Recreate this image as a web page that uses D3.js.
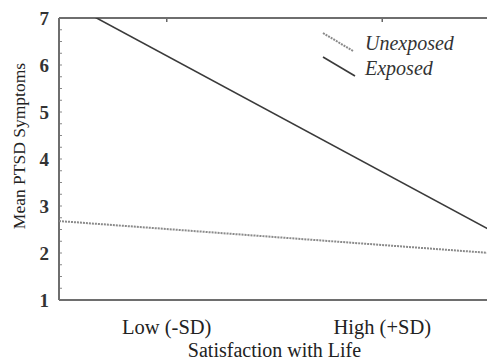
<!DOCTYPE html>
<html><head><meta charset="utf-8">
<script src="https://cdn.jsdelivr.net/npm/d3@7"></script>
<style>body{margin:0;background:#fff}svg{display:block}text{font-family:"Liberation Serif","Times New Roman",serif}</style>
</head><body>
<svg id="c" width="487" height="362"></svg>
<script>
const categories = ["Low (-SD)", "High (+SD)"];
const categoryPos = [0, 1];
// line endpoints read at the left and right plot edges
const edgeX = [-0.5, 1.5];
const unexposed = [2.68, 2.00];
const exposed = [7.43, 2.49];
const yTicks = [1, 2, 3, 4, 5, 6, 7];
const seriesNames = ["Unexposed", "Exposed"];

const svg = d3.select("#c");
const L = 59, R = 490, T = 18, B = 300;
const x = d3.scaleLinear().domain([-0.5, 1.5]).range([L, R]);
const y = d3.scaleLinear().domain([1, 7]).range([B, T]);
const axisColor = "#6e6e6e";

svg.append("defs").append("clipPath").attr("id", "clip")
  .append("rect").attr("x", L).attr("y", T).attr("width", R - L).attr("height", B - T);

// minor ticks on left axis (inward)
const minor = d3.range(1, 7.001, 0.25);
svg.append("g").selectAll("line").data(minor).join("line")
  .attr("x1", L).attr("x2", L + 3).attr("y1", d => y(d)).attr("y2", d => y(d))
  .attr("stroke", "#888").attr("stroke-width", 1);

// top ticks at categories (inward)
svg.append("g").selectAll("line").data(categoryPos).join("line")
  .attr("x1", d => x(d)).attr("x2", d => x(d)).attr("y1", T).attr("y2", T + 4)
  .attr("stroke", "#666").attr("stroke-width", 1.5);

// frame
svg.append("line").attr("x1", L).attr("x2", R).attr("y1", T).attr("y2", T).attr("stroke", axisColor).attr("stroke-width", 2);
svg.append("line").attr("x1", L).attr("x2", R).attr("y1", B).attr("y2", B).attr("stroke", axisColor).attr("stroke-width", 2);
svg.append("line").attr("x1", L).attr("x2", L).attr("y1", T).attr("y2", B).attr("stroke", axisColor).attr("stroke-width", 2);

// y tick labels
svg.append("g").selectAll("text").data(yTicks).join("text")
  .attr("x", L - 10).attr("y", d => y(d)).attr("dy", "0.35em")
  .attr("text-anchor", "end").attr("font-size", 19).attr("font-weight", "bold")
  .attr("fill", "#333").text(d => d);

// x category labels
svg.append("g").selectAll("text").data(categories).join("text")
  .attr("x", (d, i) => x(categoryPos[i])).attr("y", 334)
  .attr("text-anchor", "middle").attr("font-size", 20.5).attr("fill", "#222").text(d => d);

// axis titles
svg.append("text").attr("x", x(0.5)).attr("y", 357).attr("text-anchor", "middle")
  .attr("font-size", 20).attr("fill", "#222").text("Satisfaction with Life");
svg.append("text").attr("transform", `translate(25,146) rotate(-90)`)
  .attr("text-anchor", "middle").attr("font-size", 17.5).attr("fill", "#222").text("Mean PTSD Symptoms");

// lines
const line = d3.line().x(d => x(d[0])).y(d => y(d[1]));
const g = svg.append("g").attr("clip-path", "url(#clip)");
g.append("path").datum(edgeX.map((e, i) => [e, unexposed[i]])).attr("d", line)
  .attr("fill", "none").attr("stroke", "#8a8a8a").attr("stroke-width", 2).attr("stroke-dasharray", "2,1");
g.append("path").datum(edgeX.map((e, i) => [e, exposed[i]])).attr("d", line)
  .attr("fill", "none").attr("stroke", "#3a3a3a").attr("stroke-width", 1.6);

// legend
const leg = svg.append("g");
leg.append("line").attr("x1", 323).attr("y1", 33).attr("x2", 353).attr("y2", 51)
  .attr("stroke", "#8a8a8a").attr("stroke-width", 2).attr("stroke-dasharray", "2,1");
leg.append("line").attr("x1", 323).attr("y1", 57).attr("x2", 355).attr("y2", 76)
  .attr("stroke", "#3a3a3a").attr("stroke-width", 1.6);
leg.selectAll("text").data(seriesNames).join("text")
  .attr("x", 365).attr("y", (d, i) => 50 + i * 25)
  .attr("font-size", 20).attr("font-style", "italic").attr("fill", "#333").text(d => d);
</script>
</body></html>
- - -
## [DIRECTIONS]
Without the pictures, transcribe the listing above exactly.

## [SOLUTION]
Recreate this image as a web page that uses D3.js.
<!DOCTYPE html>
<html><head><meta charset="utf-8">
<script src="https://cdn.jsdelivr.net/npm/d3@7"></script>
<style>body{margin:0;background:#fff}svg{display:block}text{font-family:"Liberation Serif","Times New Roman",serif}</style>
</head><body>
<svg id="c" width="487" height="362"></svg>
<script>
const categories = ["Low (-SD)", "High (+SD)"];
const categoryPos = [0, 1];
// line endpoints read at the left and right plot edges
const edgeX = [-0.5, 1.5];
const unexposed = [2.68, 2.00];
const exposed = [7.43, 2.49];
const yTicks = [1, 2, 3, 4, 5, 6, 7];
const seriesNames = ["Unexposed", "Exposed"];

const svg = d3.select("#c");
const L = 59, R = 490, T = 18, B = 300;
const x = d3.scaleLinear().domain([-0.5, 1.5]).range([L, R]);
const y = d3.scaleLinear().domain([1, 7]).range([B, T]);
const axisColor = "#6e6e6e";

svg.append("defs").append("clipPath").attr("id", "clip")
  .append("rect").attr("x", L).attr("y", T).attr("width", R - L).attr("height", B - T);

// minor ticks on left axis (inward)
const minor = d3.range(1, 7.001, 0.25);
svg.append("g").selectAll("line").data(minor).join("line")
  .attr("x1", L).attr("x2", L + 3).attr("y1", d => y(d)).attr("y2", d => y(d))
  .attr("stroke", "#888").attr("stroke-width", 1);

// top ticks at categories (inward)
svg.append("g").selectAll("line").data(categoryPos).join("line")
  .attr("x1", d => x(d)).attr("x2", d => x(d)).attr("y1", T).attr("y2", T + 4)
  .attr("stroke", "#666").attr("stroke-width", 1.5);

// frame
svg.append("line").attr("x1", L).attr("x2", R).attr("y1", T).attr("y2", T).attr("stroke", axisColor).attr("stroke-width", 2);
svg.append("line").attr("x1", L).attr("x2", R).attr("y1", B).attr("y2", B).attr("stroke", axisColor).attr("stroke-width", 2);
svg.append("line").attr("x1", L).attr("x2", L).attr("y1", T).attr("y2", B).attr("stroke", axisColor).attr("stroke-width", 2);

// y tick labels
svg.append("g").selectAll("text").data(yTicks).join("text")
  .attr("x", L - 10).attr("y", d => y(d)).attr("dy", "0.35em")
  .attr("text-anchor", "end").attr("font-size", 19).attr("font-weight", "bold")
  .attr("fill", "#333").text(d => d);

// x category labels
svg.append("g").selectAll("text").data(categories).join("text")
  .attr("x", (d, i) => x(categoryPos[i])).attr("y", 334)
  .attr("text-anchor", "middle").attr("font-size", 20.5).attr("fill", "#222").text(d => d);

// axis titles
svg.append("text").attr("x", x(0.5)).attr("y", 357).attr("text-anchor", "middle")
  .attr("font-size", 20).attr("fill", "#222").text("Satisfaction with Life");
svg.append("text").attr("transform", `translate(25,146) rotate(-90)`)
  .attr("text-anchor", "middle").attr("font-size", 17.5).attr("fill", "#222").text("Mean PTSD Symptoms");

// lines
const line = d3.line().x(d => x(d[0])).y(d => y(d[1]));
const g = svg.append("g").attr("clip-path", "url(#clip)");
g.append("path").datum(edgeX.map((e, i) => [e, unexposed[i]])).attr("d", line)
  .attr("fill", "none").attr("stroke", "#8a8a8a").attr("stroke-width", 2).attr("stroke-dasharray", "2,1");
g.append("path").datum(edgeX.map((e, i) => [e, exposed[i]])).attr("d", line)
  .attr("fill", "none").attr("stroke", "#3a3a3a").attr("stroke-width", 1.6);

// legend
const leg = svg.append("g");
leg.append("line").attr("x1", 323).attr("y1", 33).attr("x2", 353).attr("y2", 51)
  .attr("stroke", "#8a8a8a").attr("stroke-width", 2).attr("stroke-dasharray", "2,1");
leg.append("line").attr("x1", 323).attr("y1", 57).attr("x2", 355).attr("y2", 76)
  .attr("stroke", "#3a3a3a").attr("stroke-width", 1.6);
leg.selectAll("text").data(seriesNames).join("text")
  .attr("x", 365).attr("y", (d, i) => 50 + i * 25)
  .attr("font-size", 20).attr("font-style", "italic").attr("fill", "#333").text(d => d);
</script>
</body></html>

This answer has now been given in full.